An article on this that found enjoyable was the following:

https://www.newyorker.com/news/our-columnists/why-the-russian-influence-campaign-remains-so-hard-to-understand

There are a key set of areas, where I often think the bulk of the commentariat 
go off on tangents and distractions, and Masha sees clearly the point and can 
cut to it without difficulty.

The importance of noise qua noise in the predatory behavior patterns of 
opportunistic con-men seems to me an important observation.  It’s not changing 
a language; it’s not even a coordinated effort to “destroy” a language, quite.  
It is just throwing up clouds of chaff so they can dart about and steal stuff 
under cover.

She did another interview with Gary Kasparov that I also liked:

https://www.newyorker.com/culture/the-new-yorker-interview/garry-kasparov-says-we-are-living-in-chaos-but-remains-an-incorrigible-optimist

he being another who says things I haven’t heard before and endlessly repeated. 
 He comments that dictators are all in key respects opportunists.  I also love 
his characterization of the core message of Putin:  We are shit.
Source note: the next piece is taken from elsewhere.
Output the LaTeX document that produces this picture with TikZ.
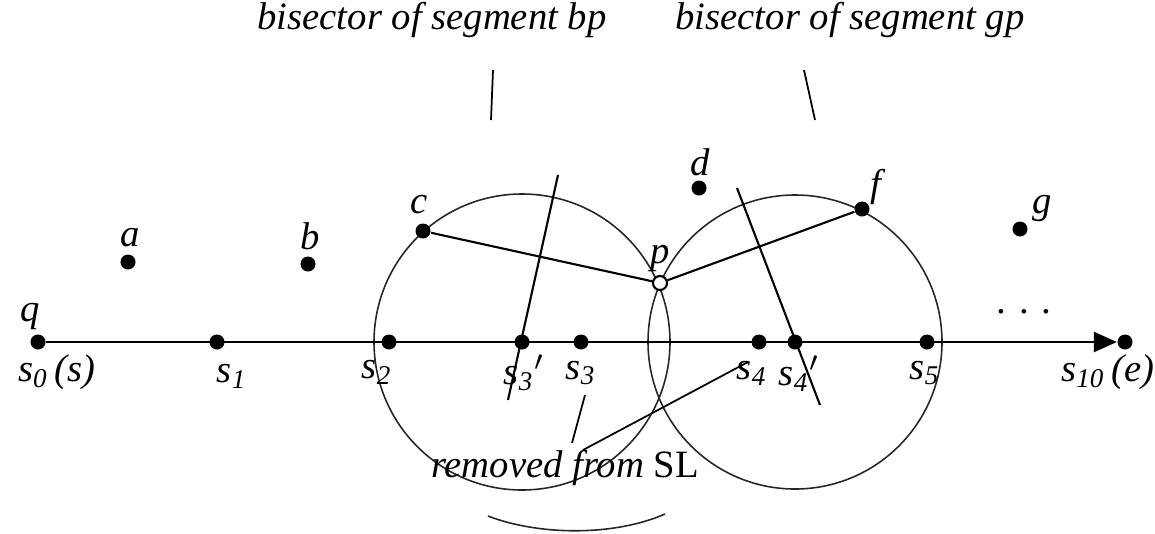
\documentclass[tikz,border=0pt]{standalone}
\usepackage{fontspec}
\setmainfont{Liberation Serif}
\usetikzlibrary{arrows.meta}
\newcommand{\sname}[1]{s\textsubscript{#1}}

\begin{document}
\begin{tikzpicture}[x=0.01cm, y=-0.01cm,
  site/.style={circle, fill=black, inner sep=0pt, minimum size=0.15cm},
  query/.style={circle, draw=black, fill=white, line width=0.6pt,
    inner sep=0pt, minimum size=0.14cm},
  lbl/.style={font=\fontsize{11}{13}\selectfont\itshape, inner sep=0pt},
  axis/.style={-{Triangle[length=0.23cm, width=0.2cm]}, line width=0.75pt},
  seg/.style={line width=0.6pt},
  ring/.style={line width=0.45pt, color=black!85},
  pointer/.style={line width=0.5pt}
]
\useasboundingbox (0,0) rectangle (1155,533);

% circles round s3' and s4'
\draw[ring] (522,342) circle (148);
\draw[ring] (795,342) circle (147);

% sites off the line
\node[site] (a) at (128,262) {};
\node[site] (b) at (308,264) {};
\node[site] (c) at (423,231) {};
\node[site] (d) at (699,188) {};
\node[site] (f) at (862,209) {};
\node[site] (g) at (1020,229) {};

% points on the line
\node[site] (s0)  at (38,342)   {};
\node[site] (s1)  at (217,342)  {};
\node[site] (s2)  at (389,342)  {};
\node[site] (s3p) at (522,342)  {};
\node[site] (s3)  at (581,342)  {};
\node[site] (s4)  at (759,342)  {};
\node[site] (s4p) at (795,342)  {};
\node[site] (s5)  at (927,342)  {};
\node[site] (s10) at (1125,342) {};
\draw[axis] (s0) -- (s10);

\node[query] (p) at (660,283) {};
\foreach \u in {c,f}
  {\draw[seg] (\u) -- (p);}

% bisectors
\coordinate (b1top) at (558,175);
\coordinate (b1bot) at (508,400);
\coordinate (b2top) at (737,188);
\coordinate (b2bot) at (820,405);
\draw[seg] (b1top) -- (b1bot);
\draw[seg] (b2top) -- (b2bot);

% labels
\node[lbl] (lq)   at (30,316)   {q};
\node[lbl] (la)   at (130,238)  {a};
\node[lbl] (lb)   at (310,236)  {b};
\node[lbl] (lc)   at (419,205)  {c};
\node[lbl] (ld)   at (700,162)  {d};
\node[lbl] (lf)   at (876,187)  {f};
\node[lbl] (lg)   at (1042,209) {g};
\node[lbl] (lp)   at (660,258)  {p};
\node[lbl] (ls0)  at (57,372)   {\sname{0}\,(s)};
\node[lbl] (ls1)  at (232,376)  {\sname{1}};
\node[lbl] (ls2)  at (377,372)  {\sname{2}};
\node[lbl] (ls3p) at (524,373)  {\sname{3}$'$};
\node[lbl] (ls3)  at (581,373)  {\sname{3}};
\node[lbl] (ls4)  at (752,373)  {\sname{4}};
\node[lbl] (ls4p) at (799,374)  {\sname{4}$'$};
\node[lbl] (ls5)  at (925,373)  {\sname{5}};
\node[lbl] (ls10) at (1108,372) {\sname{10}\,(e)};
\node[lbl] (dots) at (1025,312) {.\,\,.\,\,.};

\node[lbl] (tbp) at (432,20) {bisector of segment bp};
\node[lbl] (tgp) at (850,20) {bisector of segment gp};
\coordinate (t1a) at (493,70);
\coordinate (t1b) at (491,120);
\coordinate (t2a) at (804,70);
\coordinate (t2b) at (815,120);
\draw[pointer] (t1a) -- (t1b);
\draw[pointer] (t2a) -- (t2b);

\node[lbl] (rm) at (565,468) {removed from \upshape SL};
\coordinate (r1a) at (572,443);
\coordinate (r1b) at (585,395);
\coordinate (r2a) at (583,450);
\coordinate (r2b) at (748,362);
\draw[pointer] (r1a) -- (r1b);
\draw[pointer] (r2a) -- (r2b);
\draw[ring] (488,516) .. controls (540,536) and (615,536) .. (665,514);
\end{tikzpicture}
\end{document}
You are shit. 
It’s all bullshit.  What democracy?”  That observation works well together with 
the former observation about the role of noise.

Eric



> On Jan 10, 2019, at 4:49 AM, Marcus Daniels <mar...@snoutfarm.com> wrote:
> 
> Steve writes:
> < I think this is the "genius" of Trump's campaign and tenure... he operates 
> from his own (and often ad-hoc) Lexicon and that reported 39% stable base of 
> his seems happy to just rewrite their own dictionary to match his.  It has 
> been noted that Trump's presidency has been most significant for helping us 
> understand how much of our government operates on norms and a shared 
> vocabulary.   He de(re?)constructs those with virtually every tweet. >
> Deconstructing a complex predicate involves taking out sub-predicates and 
> sub-sub predicates and examining all of the facts that cause each predicate 
> to hold or not.    Trump’s `leadership’ involves ripping out the top level 
> predicates and simply defining sub-predicates to hold or not depending on his 
> impulses at that minute of the day.   Yes, it is his correct recognition that 
> humans, especially the deplorables, aren’t very good with depth first search. 
>   He’s got a depth cutoff of about 1, as do they.